Ainda chega às nossas narinas o cheiro podre do concretismo, consubstanciado na verborragia ininteligível, nos grunhidos primitivos, na performance pseudo-artística de Arnaldo Antunes; ou na literatura iconográfica de aspirações pop de Valêncio Xavier, tido por Décio Pignatari como o maior escritor latino-americano (mais que Rosa? mais que Borges? mais que Cortázar? mais que Dalton Trevisan?). Aliás, em Errâncias, Pignatari abre o capítulo sobre o amigo Xavier com o engodo palavrório: “Estranha, muitas vezes intrigante, raramente interessante essa categoria de artistas que, tendo algo de primitiva, não é naïve. Na área da visualidade, o fenômeno da arte primitivista está passavelmente mapeado, embora em abordagens heteronômicas, de fácil concoctagem psicossociologizante […]” (pág. 129). O jornalista Élio Gaspari bem que poderia conceder a Décio, por tão empolada frase, um de suas bolsas Madame Natasha de português. Afinal, se algumas palavras levam ao inferno, como “passavelmente mapeado”, “abordagens heteronômicas”, “concoctagem psicossociologizante” Pignatari acaba de reservar seu espaço nas labaredas ao lado do demônio.
É também subproduto do ideário concretista a moda ideogramática dos haicais pseudo-orientais de Alice Ruiz & sua intrépida turma.

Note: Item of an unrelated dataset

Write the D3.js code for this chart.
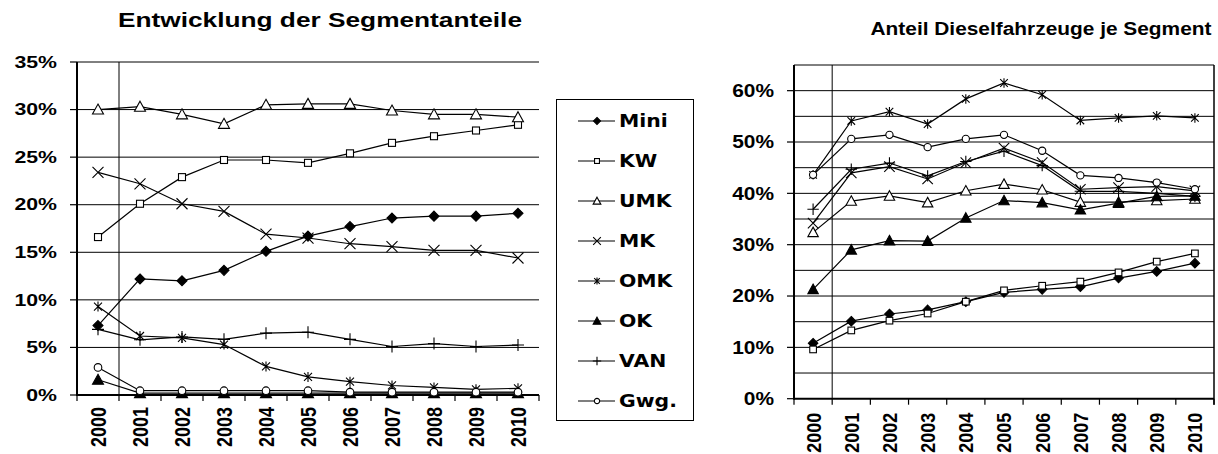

Daquela fictícia festa da “Geração de 45” morreram todos. O verso, contudo, resistiu à investida do Eixo do concretismo. Depois de pelo menos três décadas moribunda, a poesia brasileira começa a dar sinais de reestruturação, seja pela poesia satírica de Glauco Mattoso, que resgata a tradição do soneto, seja pela metafísica de Bruno Tolentino — provavelmente o melhor poeta brasileiro vivo — ou ainda pela clareza e segurança dos versos de Affonso Romano de Sant’Anna. Afinal, não será pelo “analfabetismo teorizado” dos concretistas que acabará a festa, que descansará a pena, que morrerá o poema.
É por isso que o editor de Errâncias (possivelmente o título do livro tenha um sentido concreto, algo como a junção das palavras erro e ignorância, que tão bem definem a obra de Pignatari) deveria ter alertado os leitores: “Um novo livro de Décio Pignatari deve ser considerado na medida justa: é uma fraude que nada acrescenta à inteligência do país”.